By Asger LETH


unknown - Completed 2006

    • Year of production
    • 2006
    • Genres
    • unknown
    • Countries
    • Languages
    • Duration
    • 88 mn
    • Director(s)
    • Asger LETH
    • EIDR
    • 10.5240/55BF-706F-33C5-2166-D46D-L
    • Producer(s)
    • Mikael CHR. RIEKS, Thomas RADOOR, Seth KANEGIS
    • Synopsis
    • Meet 2pac and Bily, brothers with broad smiles and big guns. In the Haitian slum of Cité Soleil, 2pac and Bily are among a cadre of notorious gang leaders whose foot soldiers are known as chimères, or ghosts. Former Haitian President Jean-Bertrand Aristide reputedly employed the chimères to attack his opponents. Director Asger Leth had remarkable access to this gang culture in the months leading up to Aristide’s overthrow in 2004. The resulting film is a Caribbean epic of family, love and violence. 2pac and Bily have big aspirations that sometimes collide. They both fall for the same woman, Lele, a French relief worker; she’s drawn to them even as she recognizes their “power over life and death, including mine.” 2pac and Bily sometimes skirmish with each other’s soldiers.
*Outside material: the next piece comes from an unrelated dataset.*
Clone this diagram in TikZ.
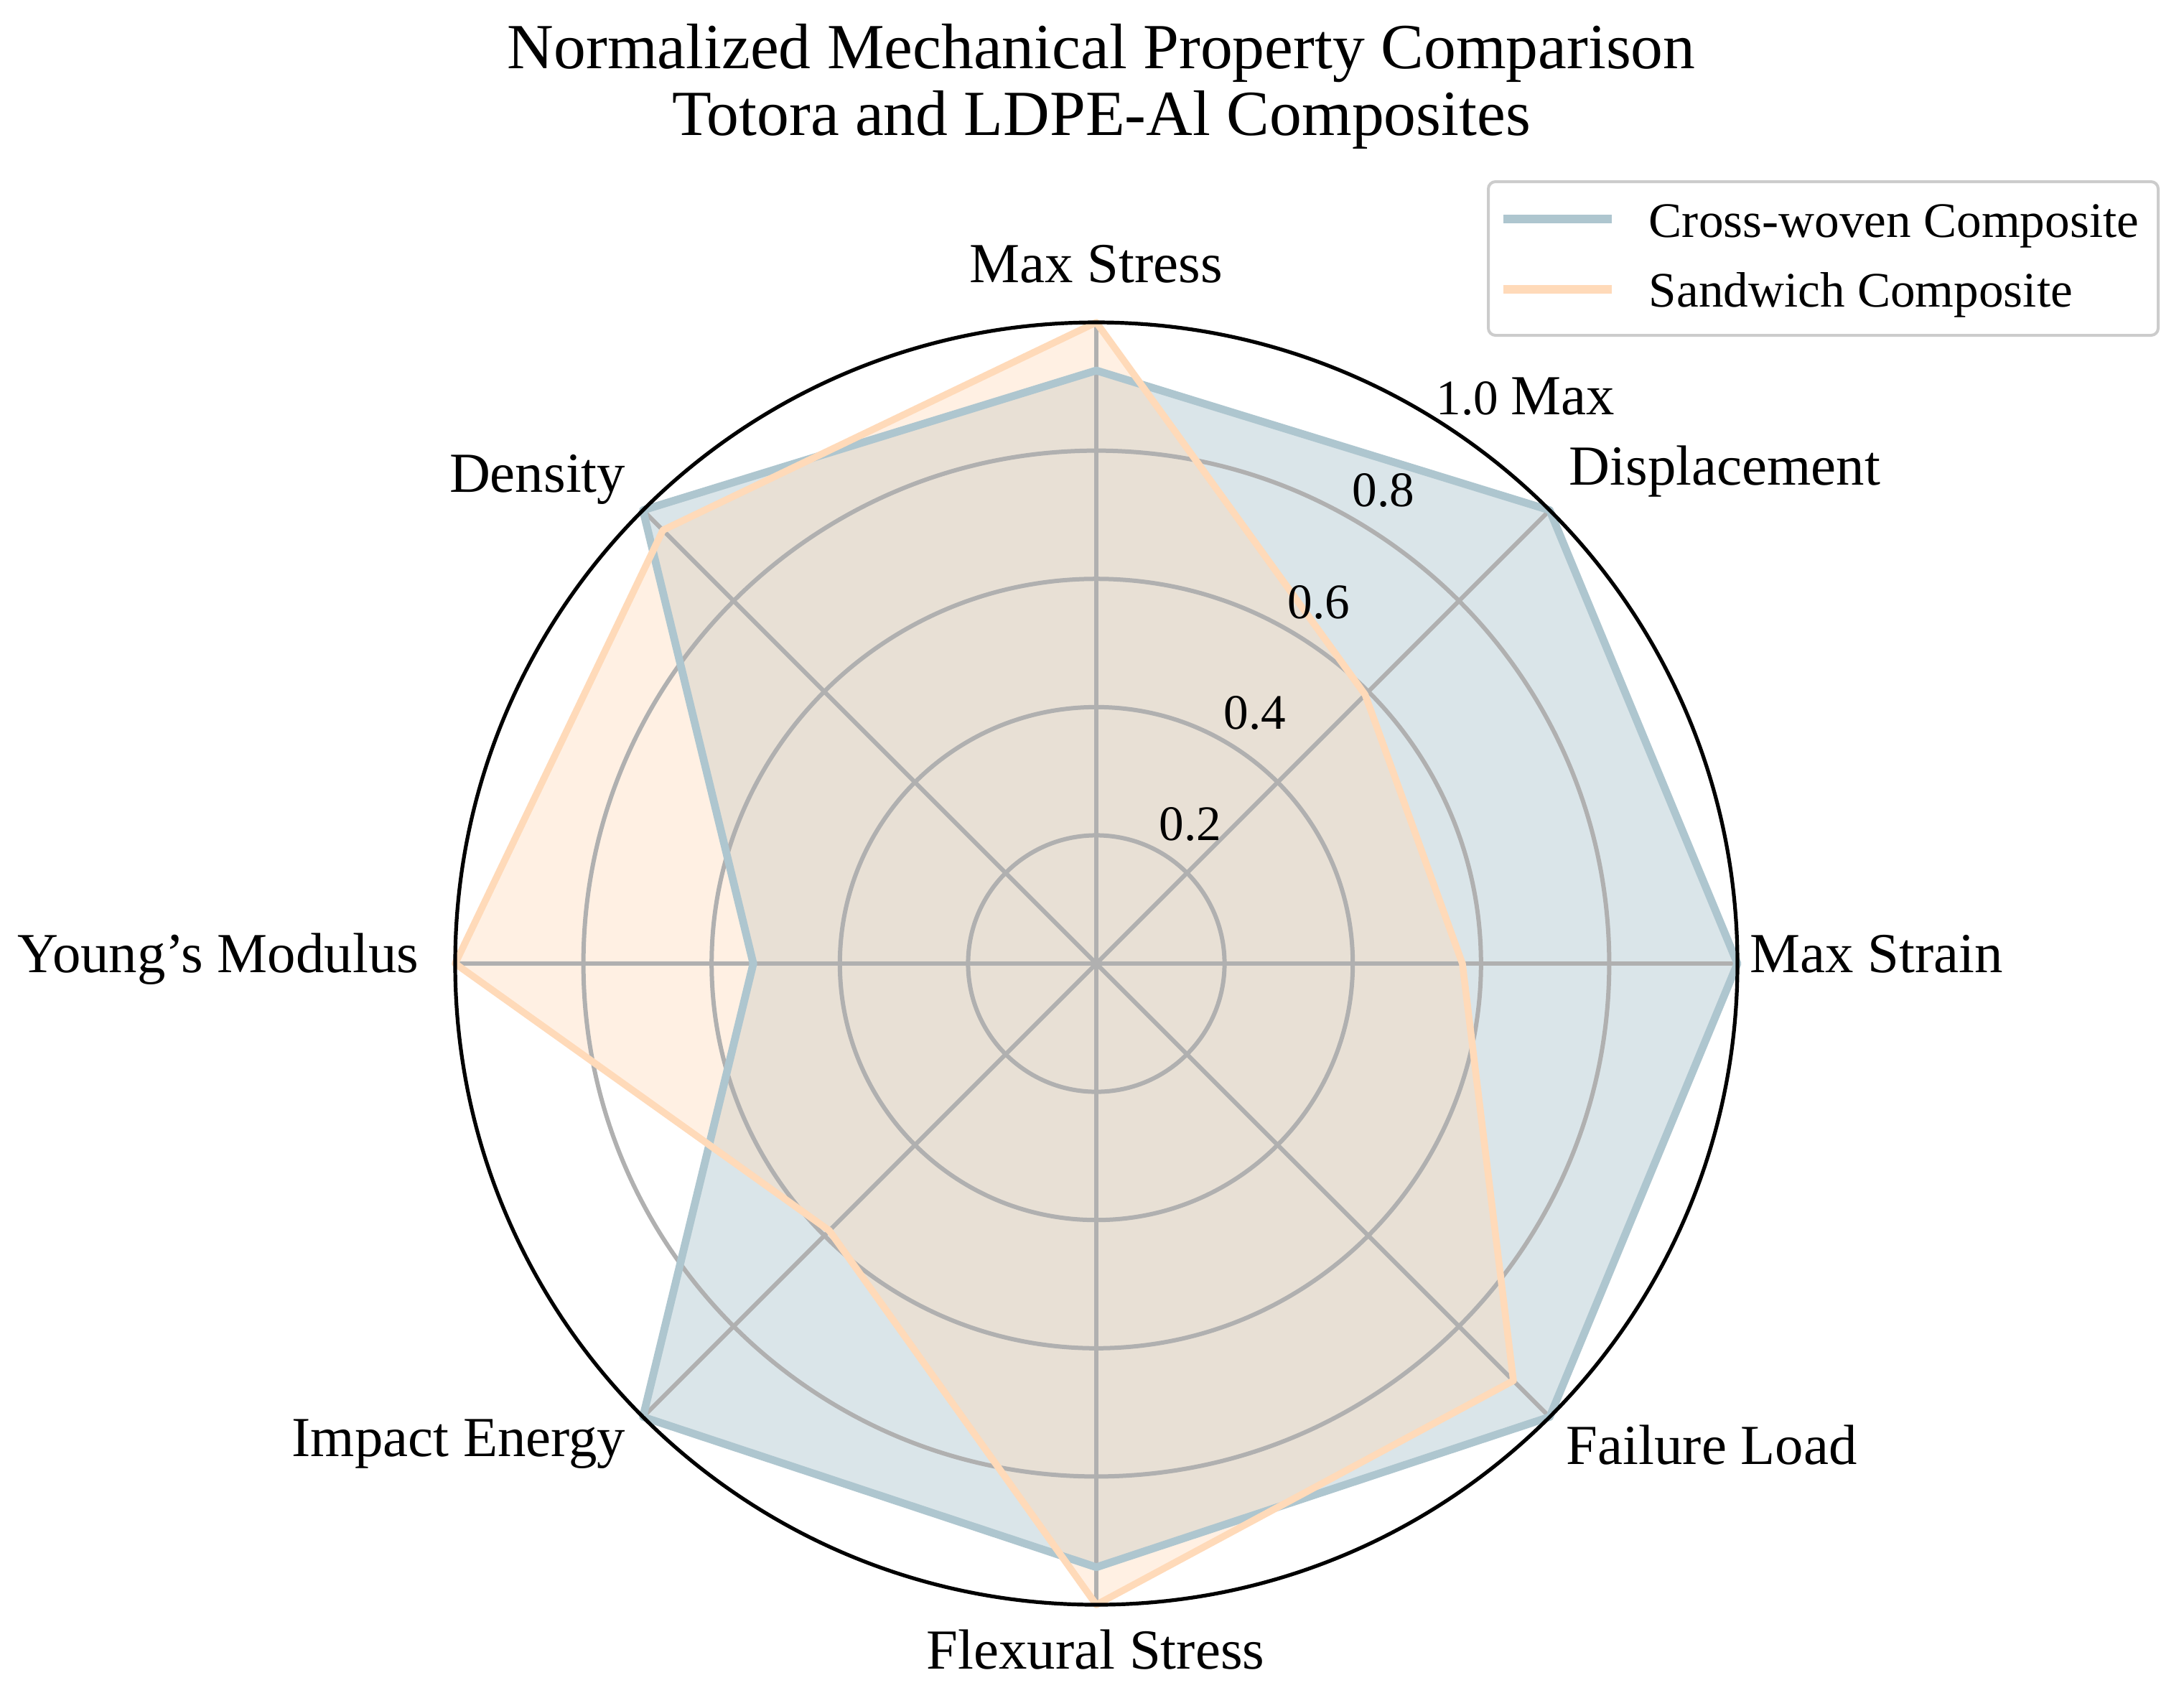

When everyone carries a gun and a spliff, tensions can escalate in a heartbeat. Allegiances constantly shift: between 2pac and Bily, gang leaders and politicians, Aristide and the rebels. Bily wants to go legit and join Aristide’s Lavalas political party. 2pac is fed up with Aristide; he dreams of giving up guns and battling with rap lyrics instead. (Indeed, he takes his name from Tupac Shakur.) In Ghosts of Cité Soleil, the camera achieves an astonishing intimacy, from bedroom romance to street warfare. The colours are saturated, with heat radiating from every surface. The director knows this country well: his father, Jørgen Leth, has made films in Haiti since the early eighties and lived there since 1991. Wyclef Jean collaborates on the haunting score and also appears in the film. From Haiti, 2pac calls Jean on the phone in New York City. Cameras capture both ends of this conversation between two modern Haitian legends. It’s one of several points where the viewer might wonder, Is this for real? The larger-than-life drama of Haiti seems a world away from the comfort and security of the United States. When Jean gets off the phone, he remarks, “That ain’t no Hollywood movie, that’s just the truth.”